How To

How to Fill Out PDF Forms Electronically

Like many of you, my wife and I participate in a Flexible Spending Account (FSA) for health care expenses. It allows us to pay for prescriptions, office visits, and eye care with pre-tax money.

That’s the good news. Unfortunately, our FSA provider seems to be located somewhere in the 1990s. We don’t get one of those handy FSA debit cards, nor can we submit expenses online. The only concessions to modern times: they provide the reimbursement form as a PDF, and they accept submissions via email.

Some PDFs, such as the ones you download from the IRS, have text fields that let you type directly on the form. Our FSA form isn’t like that—it’s just a printable page of text.

Well, I get PDF forms all the time, and I’m not going to let some dumb computer tell me what I can and can’t type on. I don’t want to have to be near a printer, and I don’t want to fumble with envelopes and stamps. Plus, I’d like a copy of the completed form and a record (albeit unofficial) of when I sent it by email. Above all, I just want to get my paperwork done as quickly as possible, no matter where I am.

So I went looking for apps to let you fill out any PDF, including adding a handwritten signature, and avoid scanning, printing, and snail mail. I found great free programs for Mac and PC, a $10 iPad app, and a Flash-based website that can be used on any computer (as long as you have Flash installed) but costs a few bucks a month.

Filling it on the Mac

Since OS X Lion (10.7), the Mac’s built-in Preview application lets you mark up PDFs, including storing and pasting handwritten signatures. To get started, load your PDFand click the pencil icon in the toolbar:

The only two tools you’ll need are the ones I circled: the Text tool and the Signature tool.

To enter text on a PDF, just click the Text tool button and then click where you want to type. After you finish typing, you can move your text, in case it’s not quite in the right place.

To get your signature into the computer, you’ll use your built-in FaceTime camera. Sign a blank index card or sheet of white paper, click the Signature tool, hold it up to the camera, and it’ll magically slurp your signature into the computer.

Kicking it Windows-style

I tried several free PDF apps for Windows, and my favorite is PDF-XChange Viewer. Despite the name, it’s not just a viewer: it also lets you type on PDFs using the Typewriter tool under the Tools menu.

It took me a little while to figure out how to paste a signature using PDF X-Change. Ignore any feature that says “signature”—that’s for cryptographic digital signatures (don’t ask). Instead, use the Stamp library, also found under the Tools menu. Using this tool, you can add any graphic, including your handwritten signature, and stick it all over your PDF. (You can also add official-looking rubber stamp marks, like IMPORTANT or FIND HIM AND KILL HIM.)

How do you get your handwritten signature into the computer? The easiest way is to sign a piece of paper, shoot a picture with your phone, and email yourself the photo.

For the iPad

A new app, PDFpen for iPad ($10), lets you fill out, sign, and email PDFs directly from your iPad.
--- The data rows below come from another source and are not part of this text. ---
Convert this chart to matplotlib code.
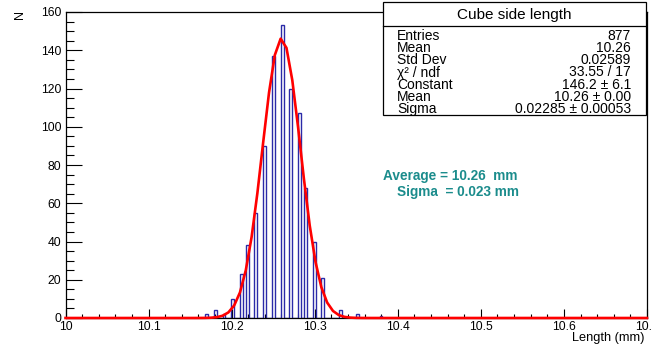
import numpy as np
import matplotlib
matplotlib.use("Agg")
import matplotlib.pyplot as plt
from matplotlib.patches import Rectangle
from matplotlib.lines import Line2D
from matplotlib.ticker import MultipleLocator, FuncFormatter

plt.rcParams['font.family'] = ['Liberation Sans', 'DejaVu Sans']

# ---- data ----
lengths = [10.17, 10.18, 10.19, 10.20, 10.21, 10.22, 10.23, 10.24, 10.25,
           10.26, 10.27, 10.28, 10.29, 10.30, 10.31, 10.33, 10.35, 10.38]
counts = [2, 4, 2, 10, 23, 38, 55, 90, 137, 153, 120, 107, 68, 40, 21, 4, 2, 1]
x_min, x_max, n_bins = 10.0, 10.7, 200
fit_constant, fit_mean, fit_sigma = 146.2, 10.26, 0.02285

stats_title = "Cube side length"
stats_labels = ["Entries", "Mean", "Std Dev", "χ² / ndf", "Constant", "Mean", "Sigma"]
stats_values = ["877", "10.26", "0.02589", "33.55 / 17", "146.2 ± 6.1",
                "10.26 ± 0.00", "0.02285 ± 0.00053"]
note_lines = ["Average = 10.26  mm", "Sigma  = 0.023 mm"]

# ---- figure ----
W, H = 652, 347
fig = plt.figure(figsize=(W / 100, H / 100), dpi=100)


def fx(px):
    return px / W


def fy(py):
    return 1 - py / H


L, R, T, B = 65.5, 647, 12, 318
ax = fig.add_axes([fx(L), fy(B), (R - L) / W, (B - T) / H])

edges = np.linspace(x_min, x_max, n_bins + 1)
binw = (x_max - x_min) / n_bins
hist = np.zeros(n_bins)
idx = np.floor((np.array(lengths) - x_min) / binw + 1e-6).astype(int)
np.add.at(hist, idx, counts)
ax.stairs(hist, edges, color='#2a2aa8', lw=1.0, zorder=2)

xf = np.linspace(x_min, x_max, 101)
yf = fit_constant * np.exp(-0.5 * ((xf - fit_mean) / fit_sigma) ** 2)
ax.plot(xf, yf, color='#ff0000', lw=1.9, zorder=3, clip_on=False)

ax.set_xlim(x_min, x_max)
ax.set_ylim(0, 160)
ax.xaxis.set_major_locator(MultipleLocator(0.1))
ax.xaxis.set_minor_locator(MultipleLocator(0.02))
ax.yaxis.set_major_locator(MultipleLocator(20))
ax.yaxis.set_minor_locator(MultipleLocator(5))
ax.xaxis.set_major_formatter(FuncFormatter(lambda v, p: f"{round(v, 2):g}"))
ax.tick_params(axis='x', which='major', direction='in', length=6.5, width=0.8,
               labelsize=8.7, pad=2.5, top=False)
ax.tick_params(axis='x', which='minor', direction='in', length=3.2, width=0.8, top=False)
ax.tick_params(axis='y', which='major', direction='in', length=11.5, width=0.8,
               labelsize=8.7, pad=3, right=False)
ax.tick_params(axis='y', which='minor', direction='in', length=5.8, width=0.8, right=False)
for s in ax.spines.values():
    s.set_linewidth(0.9)

fig.text(fx(645), fy(338), "Length (mm)", ha='right', va='center', fontsize=9.2)
fig.text(fx(20), fy(10), "N", ha='center', va='top', rotation=90, fontsize=9)

# ---- annotation ----
teal = '#1b8c8c'
fig.text(fx(383), fy(176), note_lines[0], ha='left', va='center', fontsize=9.8,
         fontweight='bold', color=teal)
fig.text(fx(397), fy(192), note_lines[1], ha='left', va='center', fontsize=9.8,
         fontweight='bold', color=teal)

# ---- stats box ----
bx0, bx1, by0, by1 = 383, 646, 2.5, 115
fig.add_artist(Rectangle((fx(bx0), fy(by1)), (bx1 - bx0) / W, (by1 - by0) / H,
                         transform=fig.transFigure, facecolor='white',
                         edgecolor='black', lw=0.9, zorder=10))
fig.add_artist(Line2D([fx(bx0), fx(bx1)], [fy(25.5), fy(25.5)],
                      transform=fig.transFigure, color='black', lw=0.9, zorder=11))
fig.text(fx((bx0 + bx1) / 2), fy(14.5), stats_title, ha='center', va='center',
         fontsize=11, zorder=12)
fig.text(fx(397), fy(72.5), "\n".join(stats_labels), ha='left', va='center',
         multialignment='left', fontsize=10, linespacing=0.83, zorder=12)
fig.text(fx(631), fy(72.5), "\n".join(stats_values), ha='right', va='center',
         multialignment='right', fontsize=10, linespacing=0.83, zorder=12)

fig.savefig("out.png", dpi=100)
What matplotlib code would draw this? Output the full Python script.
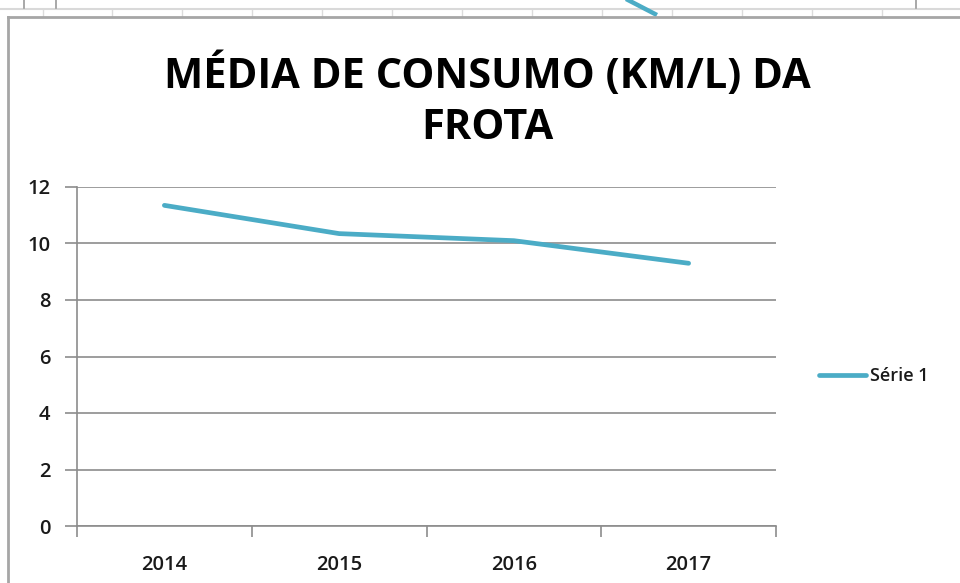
import matplotlib.pyplot as plt
from matplotlib.lines import Line2D

anos = ["2014", "2015", "2016", "2017"]
consumo = [11.35, 10.35, 10.1, 9.3]
y_ticks = [0, 2, 4, 6, 8, 10, 12]
titulo = "MÉDIA DE CONSUMO (KM/L) DA\nFROTA"
serie = "Série 1"

cor_linha = "#4BACC6"
cinza = "#8C8C8C"

plt.rcParams["font.family"] = ["Open Sans", "DejaVu Sans"]

fig = plt.figure(figsize=(9.6, 5.83), dpi=100)
W, H = 960, 583


def fx(px):
    return px / W


def fy(py):
    return 1 - py / H


# screenshot frame bits (spreadsheet behind the chart)
fig.add_artist(Line2D([0, 1], [fy(9), fy(9)], color="#D9D9D9", lw=1.5))
for x in [24, 56, 916]:
    fig.add_artist(Line2D([fx(x), fx(x)], [fy(0), fy(8)], color="#9A9A9A", lw=1.2))
for x in [43, 112, 182, 252, 322, 392, 462, 532, 602, 672, 742, 812, 882]:
    fig.add_artist(Line2D([fx(x), fx(x)], [fy(10), fy(16)], color="#DCDCDC", lw=1))
fig.add_artist(Line2D([fx(628), fx(655)], [fy(0), fy(14)], color=cor_linha, lw=3.2))
fig.add_artist(Line2D([fx(8), 1], [fy(17), fy(17)], color="#A6A6A6", lw=2))
fig.add_artist(Line2D([fx(8), fx(8)], [0, fy(17)], color="#A6A6A6", lw=2))

ax = fig.add_axes([fx(77), fy(526), fx(776) - fx(77), (526 - 187) / H])
x = list(range(len(anos)))
ax.plot(x, consumo, color=cor_linha, lw=3.4, solid_capstyle="round", label=serie)

ax.set_xlim(-0.5, len(anos) - 0.5)
ax.set_ylim(0, 12)
ax.set_yticks(y_ticks)
ax.yaxis.grid(True, color=cinza, lw=1.2)
ax.set_axisbelow(True)

ax.set_xticks([i - 0.5 for i in range(len(anos) + 1)])
ax.set_xticklabels([])
ax.set_xticks(x, minor=True)
ax.set_xticklabels(anos, minor=True)
ax.tick_params(axis="x", which="major", direction="out", length=8, color=cinza, width=1.2)
ax.tick_params(axis="x", which="minor", length=0, pad=21, labelsize=14.5)
ax.tick_params(axis="y", direction="out", length=9, color=cinza, width=1.2,
               labelsize=14.5, pad=10)
for lab in ax.get_xticklabels(minor=True) + ax.get_yticklabels():
    lab.set_fontweight("semibold")
    lab.set_color("#1A1A1A")

for s in ["top", "right"]:
    ax.spines[s].set_visible(False)
for s in ["left", "bottom"]:
    ax.spines[s].set_color(cinza)
    ax.spines[s].set_linewidth(1.2)

fig.text(fx(487), fy(101), titulo, ha="center", va="center", fontsize=30,
         fontweight="bold", linespacing=1.33)

leg = ax.legend(loc="center left", bbox_to_anchor=(fx(812), fy(376)),
                bbox_transform=fig.transFigure, frameon=False,
                handlelength=2.6, handletextpad=0.2, borderaxespad=0,
                prop={"weight": "semibold", "size": 13})
for t in leg.get_texts():
    t.set_color("#1A1A1A")

fig.savefig("out.png", dpi=100)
You can even sign with the tip of your finger.

Get it done in a flash

The most convenient way to fill PDFs is online—but it’s not free. PDF Filler is designed to do exactly what it says on the label. You can load up any PDF from your computer or directly from a web site, type all over it, and add your signature by writing it with your mouse or trackpad, or by shooting a picture of it with a phone camera and uploading it.

You can try PDF Filler for free, but to download, email, print, or even fax a PDF(which is presumably the whole point), it’ll run you $10/month or $30/year.

Point and shoot

Speaking of your smartphone camera, it’s a handy way to turn a paper form into aPDF. Using a scanner app like JotNot Scanner Pro (iPhone, $1) or CamScanner (Android, $5), shoot a picture of the document, and the app will make a crisp black-and-white version, ready to email to yourself as a PDF or send to Dropbox.

In short: no matter what platform you use, you don’t have to deal with 20th century methods of filling out forms. I’ve been doing all my forms electronically for over a year now, and it takes a lot of the dread out of doing the paperwork that modern life can’t seem to shake.